● EXTRACTED DATA:
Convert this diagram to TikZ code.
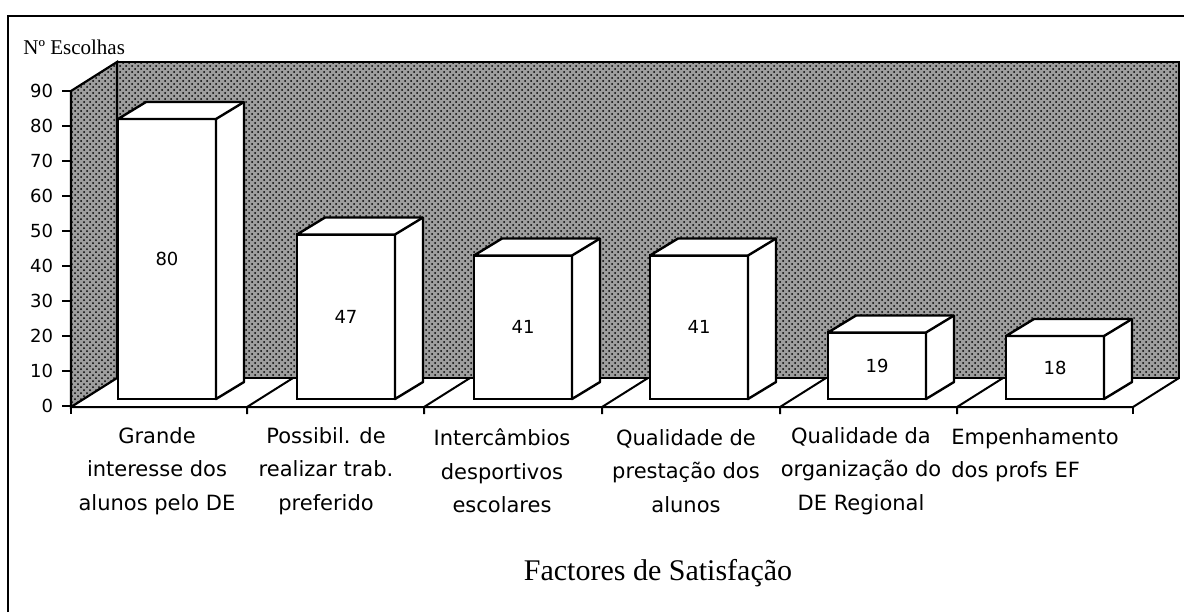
\documentclass[tikz,border=0pt]{standalone}
\usepackage{fontspec}
\setmainfont{Liberation Serif}
\setsansfont{DejaVu Sans}
\usetikzlibrary{patterns}

\begin{document}
\begin{tikzpicture}[
    x=0.5pt, y=-0.5pt,
    wall/.style={draw=black, line width=1.1pt, preaction={fill=black!38}, pattern=crosshatch dots, pattern color=black},
    axisline/.style={draw=black, line width=1pt},
    barfront/.style={rectangle, draw=black, line width=1.2pt, fill=white, minimum width=49pt, inner sep=0pt, outer sep=0pt, font=\sffamily\fontsize{9}{11}\selectfont},
    barside/.style={draw=black, line width=1.2pt, fill=white, line join=round},
    ticklabel/.style={anchor=east, inner sep=4pt, font=\sffamily\fontsize{9}{11}\selectfont},
    category/.style={align=center, font=\sffamily\fontsize{10.5}{16.75}\selectfont}
]
\useasboundingbox (0,0) rectangle (1184,612);

% Frame
\draw[line width=1pt] (8,612) -- (8,16) -- (1184,16);

% Walls
\draw[wall] (117,62) rectangle (1179,378);
\draw[wall] (71,91) -- (117,62) -- (117,378) -- (71,407) -- cycle;

% Floor
\draw[axisline] (71,407) -- (1133,407) -- (1179,378);
\draw[axisline] (247,414) -- (247,407) -- ++(46,-29);
\draw[axisline] (424,414) -- (424,407) -- ++(46,-29);
\draw[axisline] (602,414) -- (602,407) -- ++(46,-29);
\draw[axisline] (780,414) -- (780,407) -- ++(46,-29);
\draw[axisline] (957,414) -- (957,407) -- ++(46,-29);
\draw[axisline] (1133,414) -- (1133,407);

% Axis
\draw[axisline] (71,91) -- (71,414);
\draw[axisline] (71,406) -- (62,406) node[ticklabel] (y0) {0};
\draw[axisline] (71,371) -- (62,371) node[ticklabel] (y10) {10};
\draw[axisline] (71,336) -- (62,336) node[ticklabel] (y20) {20};
\draw[axisline] (71,301) -- (62,301) node[ticklabel] (y30) {30};
\draw[axisline] (71,266) -- (62,266) node[ticklabel] (y40) {40};
\draw[axisline] (71,231) -- (62,231) node[ticklabel] (y50) {50};
\draw[axisline] (71,196) -- (62,196) node[ticklabel] (y60) {60};
\draw[axisline] (71,161) -- (62,161) node[ticklabel] (y70) {70};
\draw[axisline] (71,126) -- (62,126) node[ticklabel] (y80) {80};
\draw[axisline] (71,91) -- (62,91) node[ticklabel] (y90) {90};
\node[anchor=west, inner sep=0pt, font=\fontsize{10.5}{12}\selectfont] (ylabel) at (23,47) {Nº Escolhas};

% Bars
\node[barfront, minimum height=140pt] (bar1) at (167,259) {80};
\draw[barside] (bar1.north west) -- ++(28,-17) -- ++(98,0) -- ([shift={(28,-17)}]bar1.south east) -- (bar1.south east) -- (bar1.north east) -- cycle;
\draw[barside] (bar1.north east) -- ++(28,-17);

\node[barfront, minimum height=82.25pt] (bar2) at (346,316.75) {47};
\draw[barside] (bar2.north west) -- ++(28,-17) -- ++(98,0) -- ([shift={(28,-17)}]bar2.south east) -- (bar2.south east) -- (bar2.north east) -- cycle;
\draw[barside] (bar2.north east) -- ++(28,-17);

\node[barfront, minimum height=71.75pt] (bar3) at (523,327.25) {41};
\draw[barside] (bar3.north west) -- ++(28,-17) -- ++(98,0) -- ([shift={(28,-17)}]bar3.south east) -- (bar3.south east) -- (bar3.north east) -- cycle;
\draw[barside] (bar3.north east) -- ++(28,-17);

\node[barfront, minimum height=71.75pt] (bar4) at (699,327.25) {41};
\draw[barside] (bar4.north west) -- ++(28,-17) -- ++(98,0) -- ([shift={(28,-17)}]bar4.south east) -- (bar4.south east) -- (bar4.north east) -- cycle;
\draw[barside] (bar4.north east) -- ++(28,-17);

\node[barfront, minimum height=33.25pt] (bar5) at (877,365.75) {19};
\draw[barside] (bar5.north west) -- ++(28,-17) -- ++(98,0) -- ([shift={(28,-17)}]bar5.south east) -- (bar5.south east) -- (bar5.north east) -- cycle;
\draw[barside] (bar5.north east) -- ++(28,-17);

\node[barfront, minimum height=31.5pt] (bar6) at (1055,367.5) {18};
\draw[barside] (bar6.north west) -- ++(28,-17) -- ++(98,0) -- ([shift={(28,-17)}]bar6.south east) -- (bar6.south east) -- (bar6.north east) -- cycle;
\draw[barside] (bar6.north east) -- ++(28,-17);

% Categories
\node[category] (cat1) at (157,471) {Grande\\interesse dos\\alunos pelo DE};
\node[category] (cat2) at (326,471) {Possibil. de\\realizar trab.\\preferido};
\node[category] (cat3) at (502,471) {Intercâmbios\\desportivos\\escolares};
\node[category] (cat4) at (686,471) {Qualidade de\\prestação dos\\alunos};
\node[category] (cat5) at (861,471) {Qualidade da\\organização do\\DE Regional};
\node[category, align=left] (cat6) at (1035,455) {Empenhamento\\dos profs EF};

\node[font=\fontsize{15}{18}\selectfont] (title) at (658,573) {Factores de Satisfação};
\end{tikzpicture}
\end{document}
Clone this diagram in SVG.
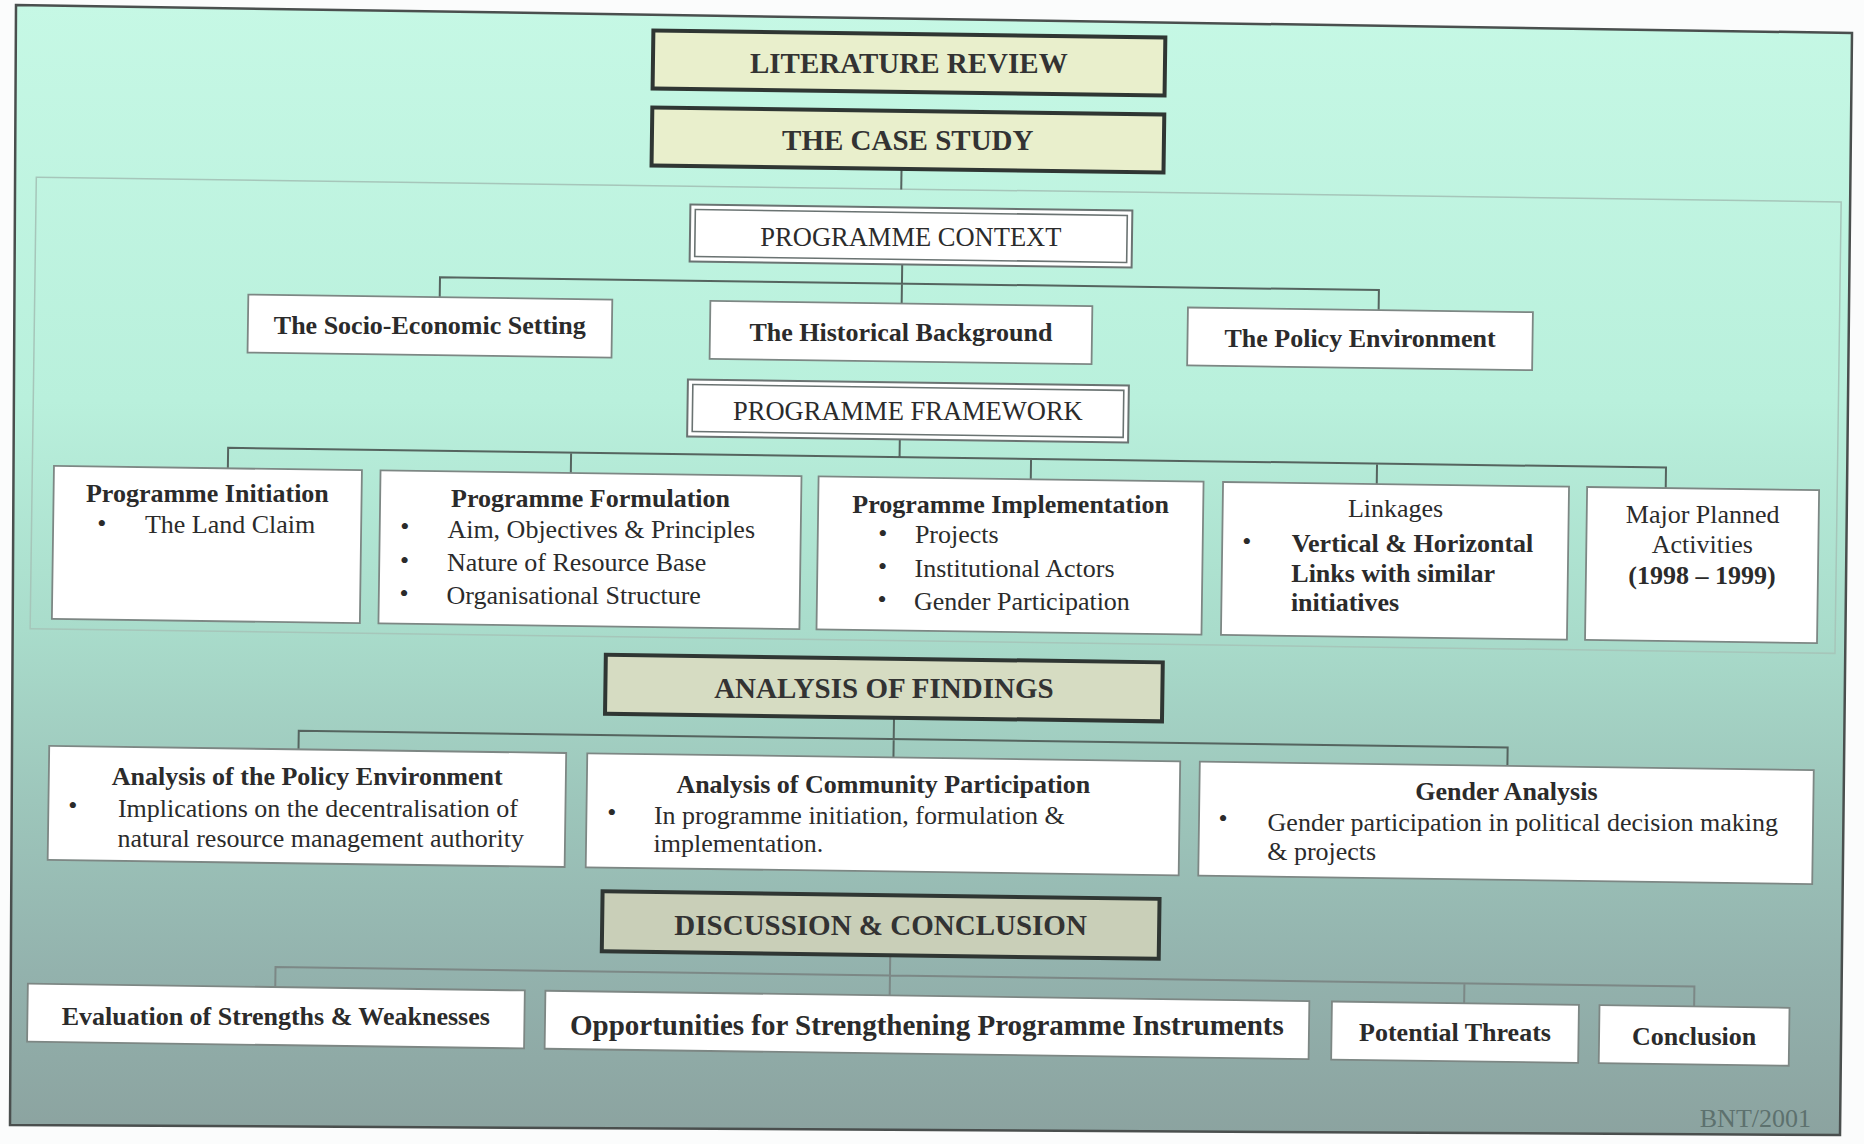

● WHAT IS NEEDED: Extract all the data above exactly, excluding every picture.

● THE OUTPUT:
Convert this diagram to TikZ code.
\documentclass[tikz,border=0pt]{standalone}
\usepackage{fontspec}
\setmainfont{Liberation Serif}
\setsansfont{DejaVu Sans}
\usetikzlibrary{patterns}

\begin{document}
\begin{tikzpicture}[
    x=0.5pt, y=-0.5pt,
    wall/.style={draw=black, line width=1.1pt, preaction={fill=black!38}, pattern=crosshatch dots, pattern color=black},
    axisline/.style={draw=black, line width=1pt},
    barfront/.style={rectangle, draw=black, line width=1.2pt, fill=white, minimum width=49pt, inner sep=0pt, outer sep=0pt, font=\sffamily\fontsize{9}{11}\selectfont},
    barside/.style={draw=black, line width=1.2pt, fill=white, line join=round},
    ticklabel/.style={anchor=east, inner sep=4pt, font=\sffamily\fontsize{9}{11}\selectfont},
    category/.style={align=center, font=\sffamily\fontsize{10.5}{16.75}\selectfont}
]
\useasboundingbox (0,0) rectangle (1184,612);

% Frame
\draw[line width=1pt] (8,612) -- (8,16) -- (1184,16);

% Walls
\draw[wall] (117,62) rectangle (1179,378);
\draw[wall] (71,91) -- (117,62) -- (117,378) -- (71,407) -- cycle;

% Floor
\draw[axisline] (71,407) -- (1133,407) -- (1179,378);
\draw[axisline] (247,414) -- (247,407) -- ++(46,-29);
\draw[axisline] (424,414) -- (424,407) -- ++(46,-29);
\draw[axisline] (602,414) -- (602,407) -- ++(46,-29);
\draw[axisline] (780,414) -- (780,407) -- ++(46,-29);
\draw[axisline] (957,414) -- (957,407) -- ++(46,-29);
\draw[axisline] (1133,414) -- (1133,407);

% Axis
\draw[axisline] (71,91) -- (71,414);
\draw[axisline] (71,406) -- (62,406) node[ticklabel] (y0) {0};
\draw[axisline] (71,371) -- (62,371) node[ticklabel] (y10) {10};
\draw[axisline] (71,336) -- (62,336) node[ticklabel] (y20) {20};
\draw[axisline] (71,301) -- (62,301) node[ticklabel] (y30) {30};
\draw[axisline] (71,266) -- (62,266) node[ticklabel] (y40) {40};
\draw[axisline] (71,231) -- (62,231) node[ticklabel] (y50) {50};
\draw[axisline] (71,196) -- (62,196) node[ticklabel] (y60) {60};
\draw[axisline] (71,161) -- (62,161) node[ticklabel] (y70) {70};
\draw[axisline] (71,126) -- (62,126) node[ticklabel] (y80) {80};
\draw[axisline] (71,91) -- (62,91) node[ticklabel] (y90) {90};
\node[anchor=west, inner sep=0pt, font=\fontsize{10.5}{12}\selectfont] (ylabel) at (23,47) {Nº Escolhas};

% Bars
\node[barfront, minimum height=140pt] (bar1) at (167,259) {80};
\draw[barside] (bar1.north west) -- ++(28,-17) -- ++(98,0) -- ([shift={(28,-17)}]bar1.south east) -- (bar1.south east) -- (bar1.north east) -- cycle;
\draw[barside] (bar1.north east) -- ++(28,-17);

\node[barfront, minimum height=82.25pt] (bar2) at (346,316.75) {47};
\draw[barside] (bar2.north west) -- ++(28,-17) -- ++(98,0) -- ([shift={(28,-17)}]bar2.south east) -- (bar2.south east) -- (bar2.north east) -- cycle;
\draw[barside] (bar2.north east) -- ++(28,-17);

\node[barfront, minimum height=71.75pt] (bar3) at (523,327.25) {41};
\draw[barside] (bar3.north west) -- ++(28,-17) -- ++(98,0) -- ([shift={(28,-17)}]bar3.south east) -- (bar3.south east) -- (bar3.north east) -- cycle;
\draw[barside] (bar3.north east) -- ++(28,-17);

\node[barfront, minimum height=71.75pt] (bar4) at (699,327.25) {41};
\draw[barside] (bar4.north west) -- ++(28,-17) -- ++(98,0) -- ([shift={(28,-17)}]bar4.south east) -- (bar4.south east) -- (bar4.north east) -- cycle;
\draw[barside] (bar4.north east) -- ++(28,-17);

\node[barfront, minimum height=33.25pt] (bar5) at (877,365.75) {19};
\draw[barside] (bar5.north west) -- ++(28,-17) -- ++(98,0) -- ([shift={(28,-17)}]bar5.south east) -- (bar5.south east) -- (bar5.north east) -- cycle;
\draw[barside] (bar5.north east) -- ++(28,-17);

\node[barfront, minimum height=31.5pt] (bar6) at (1055,367.5) {18};
\draw[barside] (bar6.north west) -- ++(28,-17) -- ++(98,0) -- ([shift={(28,-17)}]bar6.south east) -- (bar6.south east) -- (bar6.north east) -- cycle;
\draw[barside] (bar6.north east) -- ++(28,-17);

% Categories
\node[category] (cat1) at (157,471) {Grande\\interesse dos\\alunos pelo DE};
\node[category] (cat2) at (326,471) {Possibil. de\\realizar trab.\\preferido};
\node[category] (cat3) at (502,471) {Intercâmbios\\desportivos\\escolares};
\node[category] (cat4) at (686,471) {Qualidade de\\prestação dos\\alunos};
\node[category] (cat5) at (861,471) {Qualidade da\\organização do\\DE Regional};
\node[category, align=left] (cat6) at (1035,455) {Empenhamento\\dos profs EF};

\node[font=\fontsize{15}{18}\selectfont] (title) at (658,573) {Factores de Satisfação};
\end{tikzpicture}
\end{document}
Clone this diagram in SVG.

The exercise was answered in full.